>>>>>

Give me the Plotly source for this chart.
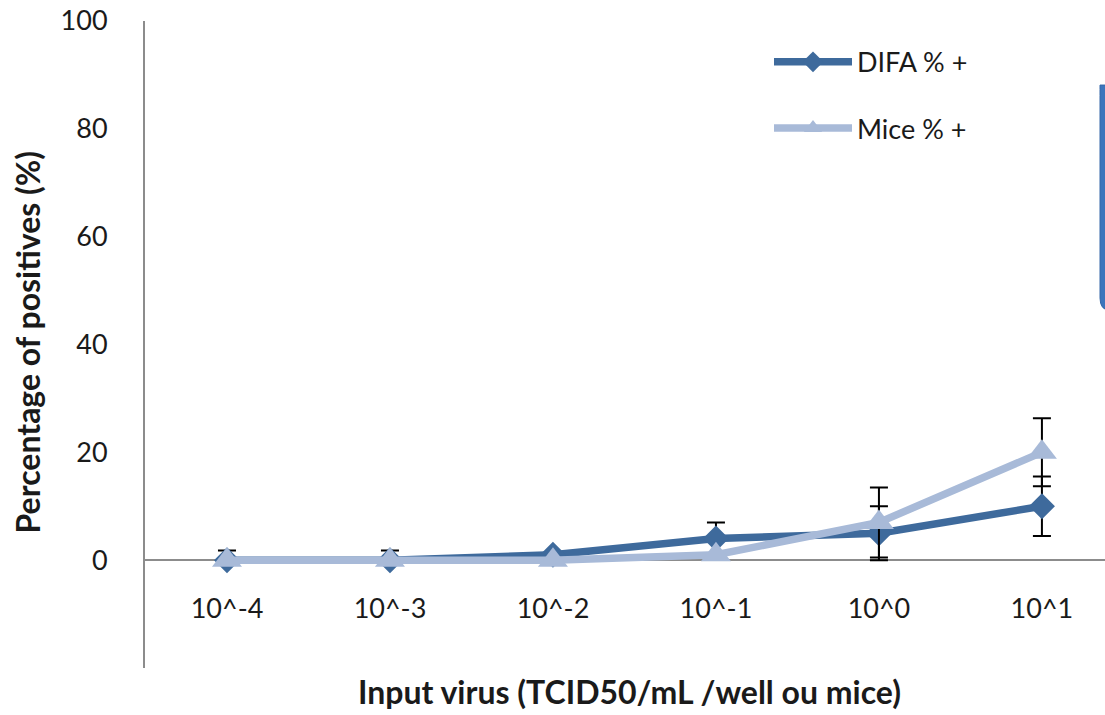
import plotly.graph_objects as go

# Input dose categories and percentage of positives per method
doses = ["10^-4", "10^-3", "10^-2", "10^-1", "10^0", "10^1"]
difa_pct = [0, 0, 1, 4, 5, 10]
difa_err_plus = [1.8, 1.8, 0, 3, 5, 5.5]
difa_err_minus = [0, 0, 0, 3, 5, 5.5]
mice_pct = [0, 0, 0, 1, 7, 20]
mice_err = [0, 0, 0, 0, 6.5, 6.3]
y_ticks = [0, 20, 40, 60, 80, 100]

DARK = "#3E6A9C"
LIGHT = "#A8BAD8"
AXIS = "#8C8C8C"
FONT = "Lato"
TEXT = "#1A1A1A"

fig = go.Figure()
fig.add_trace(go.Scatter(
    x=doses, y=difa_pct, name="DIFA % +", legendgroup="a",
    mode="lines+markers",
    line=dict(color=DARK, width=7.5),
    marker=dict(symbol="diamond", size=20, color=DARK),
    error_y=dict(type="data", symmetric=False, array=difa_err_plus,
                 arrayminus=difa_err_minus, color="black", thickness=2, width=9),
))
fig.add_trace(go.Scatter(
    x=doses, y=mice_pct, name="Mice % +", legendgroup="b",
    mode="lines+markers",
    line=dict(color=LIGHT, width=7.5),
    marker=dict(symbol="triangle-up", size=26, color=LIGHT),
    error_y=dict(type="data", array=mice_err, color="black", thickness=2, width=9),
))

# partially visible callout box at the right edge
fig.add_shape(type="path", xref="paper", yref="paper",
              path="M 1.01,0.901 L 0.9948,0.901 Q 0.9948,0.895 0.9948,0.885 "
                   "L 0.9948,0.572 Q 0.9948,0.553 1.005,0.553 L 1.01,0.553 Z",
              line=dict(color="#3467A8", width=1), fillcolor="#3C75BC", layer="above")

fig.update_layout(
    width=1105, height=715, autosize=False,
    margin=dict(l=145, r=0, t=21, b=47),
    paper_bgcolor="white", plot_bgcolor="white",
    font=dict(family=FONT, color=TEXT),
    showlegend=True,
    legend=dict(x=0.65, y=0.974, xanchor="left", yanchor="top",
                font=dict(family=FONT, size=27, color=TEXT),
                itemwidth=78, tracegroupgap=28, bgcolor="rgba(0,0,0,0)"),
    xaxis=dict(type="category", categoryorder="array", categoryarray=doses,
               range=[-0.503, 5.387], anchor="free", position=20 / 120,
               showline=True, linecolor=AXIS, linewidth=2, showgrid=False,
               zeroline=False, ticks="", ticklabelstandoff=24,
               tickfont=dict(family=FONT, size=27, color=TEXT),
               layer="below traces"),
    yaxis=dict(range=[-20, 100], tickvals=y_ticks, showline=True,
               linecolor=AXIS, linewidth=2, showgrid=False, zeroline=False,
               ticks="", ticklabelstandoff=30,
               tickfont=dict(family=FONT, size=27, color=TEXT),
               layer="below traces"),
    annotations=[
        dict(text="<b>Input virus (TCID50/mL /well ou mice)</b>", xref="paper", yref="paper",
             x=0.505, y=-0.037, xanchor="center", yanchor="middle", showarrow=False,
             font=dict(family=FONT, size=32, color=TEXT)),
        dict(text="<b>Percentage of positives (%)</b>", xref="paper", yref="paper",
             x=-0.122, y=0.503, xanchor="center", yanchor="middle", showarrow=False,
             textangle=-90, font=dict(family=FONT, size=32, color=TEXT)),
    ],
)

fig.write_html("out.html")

<<<<<

Repeat the listing in full and exactly. Leave any pictures out.

COMPLETE OUTPUT:
Give me the Plotly source for this chart.
import plotly.graph_objects as go

# Input dose categories and percentage of positives per method
doses = ["10^-4", "10^-3", "10^-2", "10^-1", "10^0", "10^1"]
difa_pct = [0, 0, 1, 4, 5, 10]
difa_err_plus = [1.8, 1.8, 0, 3, 5, 5.5]
difa_err_minus = [0, 0, 0, 3, 5, 5.5]
mice_pct = [0, 0, 0, 1, 7, 20]
mice_err = [0, 0, 0, 0, 6.5, 6.3]
y_ticks = [0, 20, 40, 60, 80, 100]

DARK = "#3E6A9C"
LIGHT = "#A8BAD8"
AXIS = "#8C8C8C"
FONT = "Lato"
TEXT = "#1A1A1A"

fig = go.Figure()
fig.add_trace(go.Scatter(
    x=doses, y=difa_pct, name="DIFA % +", legendgroup="a",
    mode="lines+markers",
    line=dict(color=DARK, width=7.5),
    marker=dict(symbol="diamond", size=20, color=DARK),
    error_y=dict(type="data", symmetric=False, array=difa_err_plus,
                 arrayminus=difa_err_minus, color="black", thickness=2, width=9),
))
fig.add_trace(go.Scatter(
    x=doses, y=mice_pct, name="Mice % +", legendgroup="b",
    mode="lines+markers",
    line=dict(color=LIGHT, width=7.5),
    marker=dict(symbol="triangle-up", size=26, color=LIGHT),
    error_y=dict(type="data", array=mice_err, color="black", thickness=2, width=9),
))

# partially visible callout box at the right edge
fig.add_shape(type="path", xref="paper", yref="paper",
              path="M 1.01,0.901 L 0.9948,0.901 Q 0.9948,0.895 0.9948,0.885 "
                   "L 0.9948,0.572 Q 0.9948,0.553 1.005,0.553 L 1.01,0.553 Z",
              line=dict(color="#3467A8", width=1), fillcolor="#3C75BC", layer="above")

fig.update_layout(
    width=1105, height=715, autosize=False,
    margin=dict(l=145, r=0, t=21, b=47),
    paper_bgcolor="white", plot_bgcolor="white",
    font=dict(family=FONT, color=TEXT),
    showlegend=True,
    legend=dict(x=0.65, y=0.974, xanchor="left", yanchor="top",
                font=dict(family=FONT, size=27, color=TEXT),
                itemwidth=78, tracegroupgap=28, bgcolor="rgba(0,0,0,0)"),
    xaxis=dict(type="category", categoryorder="array", categoryarray=doses,
               range=[-0.503, 5.387], anchor="free", position=20 / 120,
               showline=True, linecolor=AXIS, linewidth=2, showgrid=False,
               zeroline=False, ticks="", ticklabelstandoff=24,
               tickfont=dict(family=FONT, size=27, color=TEXT),
               layer="below traces"),
    yaxis=dict(range=[-20, 100], tickvals=y_ticks, showline=True,
               linecolor=AXIS, linewidth=2, showgrid=False, zeroline=False,
               ticks="", ticklabelstandoff=30,
               tickfont=dict(family=FONT, size=27, color=TEXT),
               layer="below traces"),
    annotations=[
        dict(text="<b>Input virus (TCID50/mL /well ou mice)</b>", xref="paper", yref="paper",
             x=0.505, y=-0.037, xanchor="center", yanchor="middle", showarrow=False,
             font=dict(family=FONT, size=32, color=TEXT)),
        dict(text="<b>Percentage of positives (%)</b>", xref="paper", yref="paper",
             x=-0.122, y=0.503, xanchor="center", yanchor="middle", showarrow=False,
             textangle=-90, font=dict(family=FONT, size=32, color=TEXT)),
    ],
)

fig.write_html("out.html")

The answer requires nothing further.